_Brief_. Pictures stay out of the copy; restate everything else in the material exactly.
----
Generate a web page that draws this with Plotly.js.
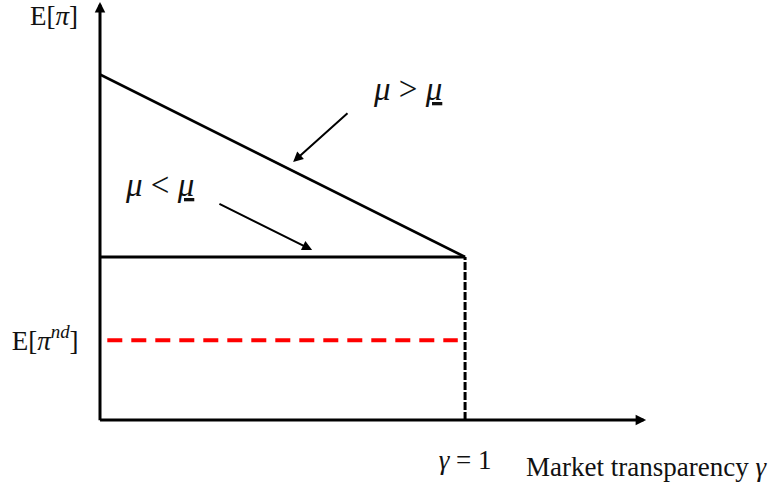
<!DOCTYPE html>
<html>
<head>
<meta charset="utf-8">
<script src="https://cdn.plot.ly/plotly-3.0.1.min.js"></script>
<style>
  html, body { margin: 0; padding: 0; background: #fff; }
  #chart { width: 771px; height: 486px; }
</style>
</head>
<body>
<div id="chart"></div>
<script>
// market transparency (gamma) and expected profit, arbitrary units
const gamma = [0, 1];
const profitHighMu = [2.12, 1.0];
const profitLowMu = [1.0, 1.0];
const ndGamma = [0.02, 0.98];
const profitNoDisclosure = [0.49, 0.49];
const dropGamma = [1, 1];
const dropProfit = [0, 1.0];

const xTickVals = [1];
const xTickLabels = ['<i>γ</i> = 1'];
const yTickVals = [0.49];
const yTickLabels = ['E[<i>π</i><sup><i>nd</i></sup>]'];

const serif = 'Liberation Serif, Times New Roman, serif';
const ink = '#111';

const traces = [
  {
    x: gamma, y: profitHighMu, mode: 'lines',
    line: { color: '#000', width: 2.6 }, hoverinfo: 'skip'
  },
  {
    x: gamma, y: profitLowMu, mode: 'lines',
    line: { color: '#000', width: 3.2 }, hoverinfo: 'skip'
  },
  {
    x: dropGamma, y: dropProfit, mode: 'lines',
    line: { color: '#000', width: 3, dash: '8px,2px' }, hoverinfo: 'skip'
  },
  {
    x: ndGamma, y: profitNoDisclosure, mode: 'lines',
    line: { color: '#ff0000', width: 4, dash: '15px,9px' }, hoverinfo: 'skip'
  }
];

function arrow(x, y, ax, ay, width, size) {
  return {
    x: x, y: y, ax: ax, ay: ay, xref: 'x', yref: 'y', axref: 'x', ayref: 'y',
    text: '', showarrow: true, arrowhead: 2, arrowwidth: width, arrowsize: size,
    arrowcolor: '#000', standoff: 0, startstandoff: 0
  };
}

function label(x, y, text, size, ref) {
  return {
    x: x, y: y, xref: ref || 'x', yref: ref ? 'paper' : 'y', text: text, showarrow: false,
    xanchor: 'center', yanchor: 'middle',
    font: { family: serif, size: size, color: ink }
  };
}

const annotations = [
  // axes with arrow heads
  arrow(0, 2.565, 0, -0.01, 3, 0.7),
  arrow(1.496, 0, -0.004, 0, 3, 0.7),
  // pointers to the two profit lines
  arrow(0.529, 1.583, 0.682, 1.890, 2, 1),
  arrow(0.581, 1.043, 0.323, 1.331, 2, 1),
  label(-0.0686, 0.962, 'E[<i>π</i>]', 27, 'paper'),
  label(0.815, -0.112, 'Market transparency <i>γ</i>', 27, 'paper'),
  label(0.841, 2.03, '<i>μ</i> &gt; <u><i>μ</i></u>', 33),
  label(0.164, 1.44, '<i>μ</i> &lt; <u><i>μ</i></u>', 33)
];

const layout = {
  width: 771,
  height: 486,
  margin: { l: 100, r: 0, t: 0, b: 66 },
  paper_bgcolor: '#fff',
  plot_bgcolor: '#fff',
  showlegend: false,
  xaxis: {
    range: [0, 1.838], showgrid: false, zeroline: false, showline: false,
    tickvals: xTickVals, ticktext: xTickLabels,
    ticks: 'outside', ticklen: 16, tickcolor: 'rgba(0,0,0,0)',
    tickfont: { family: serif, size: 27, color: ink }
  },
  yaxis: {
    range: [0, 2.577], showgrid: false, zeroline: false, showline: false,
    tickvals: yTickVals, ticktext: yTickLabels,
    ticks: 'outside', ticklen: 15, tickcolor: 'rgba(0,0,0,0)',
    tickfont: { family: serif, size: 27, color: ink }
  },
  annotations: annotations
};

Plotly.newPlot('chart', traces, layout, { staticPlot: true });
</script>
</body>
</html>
----
_Expected answer_.
Generate a web page that draws this with Plotly.js.
<!DOCTYPE html>
<html>
<head>
<meta charset="utf-8">
<script src="https://cdn.plot.ly/plotly-3.0.1.min.js"></script>
<style>
  html, body { margin: 0; padding: 0; background: #fff; }
  #chart { width: 771px; height: 486px; }
</style>
</head>
<body>
<div id="chart"></div>
<script>
// market transparency (gamma) and expected profit, arbitrary units
const gamma = [0, 1];
const profitHighMu = [2.12, 1.0];
const profitLowMu = [1.0, 1.0];
const ndGamma = [0.02, 0.98];
const profitNoDisclosure = [0.49, 0.49];
const dropGamma = [1, 1];
const dropProfit = [0, 1.0];

const xTickVals = [1];
const xTickLabels = ['<i>γ</i> = 1'];
const yTickVals = [0.49];
const yTickLabels = ['E[<i>π</i><sup><i>nd</i></sup>]'];

const serif = 'Liberation Serif, Times New Roman, serif';
const ink = '#111';

const traces = [
  {
    x: gamma, y: profitHighMu, mode: 'lines',
    line: { color: '#000', width: 2.6 }, hoverinfo: 'skip'
  },
  {
    x: gamma, y: profitLowMu, mode: 'lines',
    line: { color: '#000', width: 3.2 }, hoverinfo: 'skip'
  },
  {
    x: dropGamma, y: dropProfit, mode: 'lines',
    line: { color: '#000', width: 3, dash: '8px,2px' }, hoverinfo: 'skip'
  },
  {
    x: ndGamma, y: profitNoDisclosure, mode: 'lines',
    line: { color: '#ff0000', width: 4, dash: '15px,9px' }, hoverinfo: 'skip'
  }
];

function arrow(x, y, ax, ay, width, size) {
  return {
    x: x, y: y, ax: ax, ay: ay, xref: 'x', yref: 'y', axref: 'x', ayref: 'y',
    text: '', showarrow: true, arrowhead: 2, arrowwidth: width, arrowsize: size,
    arrowcolor: '#000', standoff: 0, startstandoff: 0
  };
}

function label(x, y, text, size, ref) {
  return {
    x: x, y: y, xref: ref || 'x', yref: ref ? 'paper' : 'y', text: text, showarrow: false,
    xanchor: 'center', yanchor: 'middle',
    font: { family: serif, size: size, color: ink }
  };
}

const annotations = [
  // axes with arrow heads
  arrow(0, 2.565, 0, -0.01, 3, 0.7),
  arrow(1.496, 0, -0.004, 0, 3, 0.7),
  // pointers to the two profit lines
  arrow(0.529, 1.583, 0.682, 1.890, 2, 1),
  arrow(0.581, 1.043, 0.323, 1.331, 2, 1),
  label(-0.0686, 0.962, 'E[<i>π</i>]', 27, 'paper'),
  label(0.815, -0.112, 'Market transparency <i>γ</i>', 27, 'paper'),
  label(0.841, 2.03, '<i>μ</i> &gt; <u><i>μ</i></u>', 33),
  label(0.164, 1.44, '<i>μ</i> &lt; <u><i>μ</i></u>', 33)
];

const layout = {
  width: 771,
  height: 486,
  margin: { l: 100, r: 0, t: 0, b: 66 },
  paper_bgcolor: '#fff',
  plot_bgcolor: '#fff',
  showlegend: false,
  xaxis: {
    range: [0, 1.838], showgrid: false, zeroline: false, showline: false,
    tickvals: xTickVals, ticktext: xTickLabels,
    ticks: 'outside', ticklen: 16, tickcolor: 'rgba(0,0,0,0)',
    tickfont: { family: serif, size: 27, color: ink }
  },
  yaxis: {
    range: [0, 2.577], showgrid: false, zeroline: false, showline: false,
    tickvals: yTickVals, ticktext: yTickLabels,
    ticks: 'outside', ticklen: 15, tickcolor: 'rgba(0,0,0,0)',
    tickfont: { family: serif, size: 27, color: ink }
  },
  annotations: annotations
};

Plotly.newPlot('chart', traces, layout, { staticPlot: true });
</script>
</body>
</html>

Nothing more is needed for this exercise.